What Does a Good Brief Look Like?
It’s up to you how much leeway a copywriter has while working on a project; your expectations must be outlined in a clear brief. Without a good brief, you can expect a vague copy that misses the mark. Your project brief should include the following:
- An overview of your business and its objectives: what do you do, and how do you do it? Describe your process and product offering in simple, easy-to-understand terms.
- Unique selling proposition: what sets you apart from your competitors? It might be a material used in your product or a benefit of your service that has never been seen before. Whatever it is, make it known to your copywriter.
- Brand values: your brand’s values underpin everything you do, including your copy. Therefore, anyone joining the team should be made aware of what you stand for.
- Your competitors: we know what sets you apart from your competitors, but who are they? Include links to their websites or social media to be extra helpful.
- Your tone of voice: tone of voice guidelines are essential. Making your copywriter aware of yours will help them get the copy spot on from the start. If you don’t have tone of voice guidelines, your copywriter may be able to help you create them. At the very least, give them some examples of companies or publications you like the sound of so they have something to work with.
- Your audience: who are they, what is their pain point, and why are they likely to choose your company? If you have a customer persona to hand, this is a good time to share it.

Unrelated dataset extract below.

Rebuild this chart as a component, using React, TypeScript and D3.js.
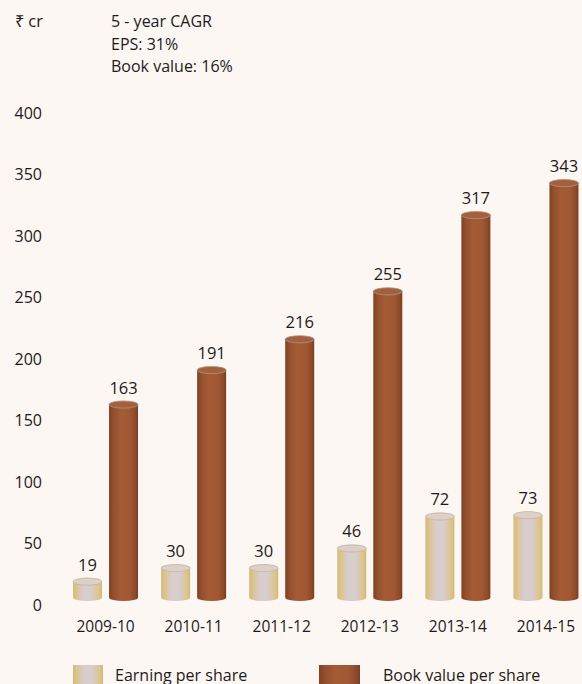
import React from "react";
import * as d3 from "d3";

const categories = ["2009-10", "2010-11", "2011-12", "2012-13", "2013-14", "2014-15"];
const epsValues = [19, 30, 30, 46, 72, 73];
const bookValues = [163, 191, 216, 255, 317, 343];
const seriesNames = ["Earning per share", "Book value per share"];
const yTicks = [0, 50, 100, 150, 200, 250, 300, 350, 400];
const headerLines = ["5 - year CAGR", "EPS: 31%", "Book value: 16%"];
const unitLabel = "₹ cr";

const W = 582;
const H = 684;
const FONT = "'Open Sans', sans-serif";
const TEXT = "#1e1a1b";

export default function App() {
  const x = d3.scaleBand<string>().domain(categories).range([61.5, 590]).padding(0);
  const inner = d3
    .scaleBand<string>()
    .domain(seriesNames)
    .range([-32.5, 32.5])
    .paddingInner(7 / 36)
    .paddingOuter(0);
  const y = d3.scaleLinear().domain([0, 400]).range([605, 113]);
  const bw = inner.bandwidth();
  const ry = 3.6;
  const base = y(0) - 7.5;

  const series = [
    { name: seriesNames[0], values: epsValues, body: "url(#gEps)", top: "#dcd0cc", stroke: "#c9b48e" },
    { name: seriesNames[1], values: bookValues, body: "url(#gBv)", top: "#a4603c", stroke: "#a89488" },
  ];

  return (
    <svg
      width={W}
      height={H}
      style={{ position: "absolute", left: 0, top: 0, background: "#fcf7f3", fontFamily: FONT }}
    >
      <defs>
        <linearGradient id="gEps" x1="0" x2="1" y1="0" y2="0">
          <stop offset="0" stopColor="#d4b87c" />
          <stop offset="0.12" stopColor="#dcc48c" />
          <stop offset="0.38" stopColor="#d9cdd0" />
          <stop offset="0.62" stopColor="#d9cdd0" />
          <stop offset="0.88" stopColor="#dcc58e" />
          <stop offset="1" stopColor="#d2b97e" />
        </linearGradient>
        <linearGradient id="gBv" x1="0" x2="1" y1="0" y2="0">
          <stop offset="0" stopColor="#7e4125" />
          <stop offset="0.15" stopColor="#954f2d" />
          <stop offset="0.4" stopColor="#a25b35" />
          <stop offset="0.7" stopColor="#a05934" />
          <stop offset="0.9" stopColor="#8e4b2b" />
          <stop offset="1" stopColor="#7a3f24" />
        </linearGradient>
      </defs>
      <rect x={0} y={0} width={W} height={H} fill="#fcf7f3" />

      <text x={15} y={27} fontSize={16.5} fill={TEXT}>{unitLabel}</text>
      {headerLines.map((t, i) => (
        <text key={t} x={111} y={27 + i * 22.5} fontSize={16} fill={TEXT}>{t}</text>
      ))}

      {yTicks.map((t) => (
        <text key={t} x={42} y={y(t)} dy="0.35em" textAnchor="end" fontSize={16} fill={TEXT}>
          {t}
        </text>
      ))}

      {categories.map((c, i) => {
        const cx = (x(c) as number) + x.bandwidth() / 2;
        return (
          <g key={c}>
            {series.map((s) => {
              const left = cx + (inner(s.name) as number);
              const mid = left + bw / 2;
              const v = s.values[i];
              const yt = y(v);
              const path = `M${left},${yt} L${left},${base} A${bw / 2},${ry} 0 0 0 ${left + bw},${base} L${left + bw},${yt} Z`;
              return (
                <g key={s.name}>
                  <path d={path} fill={s.body} />
                  <ellipse cx={mid} cy={yt} rx={bw / 2} ry={ry} fill={s.top} stroke={s.stroke} strokeWidth={0.8} />
                  <text x={mid} y={yt - 11} textAnchor="middle" fontSize={16.5} fill={TEXT}>
                    {v}
                  </text>
                </g>
              );
            })}
            <text x={cx} y={632} textAnchor="middle" fontSize={15.5} fill={TEXT}>
              {c}
            </text>
          </g>
        );
      })}

      <rect x={73} y={665} width={30} height={25} fill="url(#gEps)" />
      <text x={115} y={681} fontSize={16} fill={TEXT}>{seriesNames[0]}</text>
      <rect x={319} y={665} width={41} height={25} fill="url(#gBv)" />
      <text x={383} y={681} fontSize={16} fill={TEXT}>{seriesNames[1]}</text>
    </svg>
  );
}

- The project specifics: you need to include what you want, how many words you need and when you want it. Avoid something pretty blasé like ‘write me a blog’ and instead opt for something like: ‘Write a 1000-word blog on XYZ, targeting the keywords X, Y and Z.’
Once the first draft has been returned, feel free to request any revisions. How many revisions are included in their fee should be discussed in the initial workflow conversations. Typically, you would expect one round of revisions and minor proofreading tweaks after the second draft.
Why Should I Invest in Copywriting?
Investing in great copywriting can mean better search results, more traffic, improved conversions and long-lasting customer engagement. It is a vital component in virtually any marketing activity. On average, readers spend 37 seconds on an article – and even less time on a website’s homepage – before deciding whether they like what they see. Every word counts.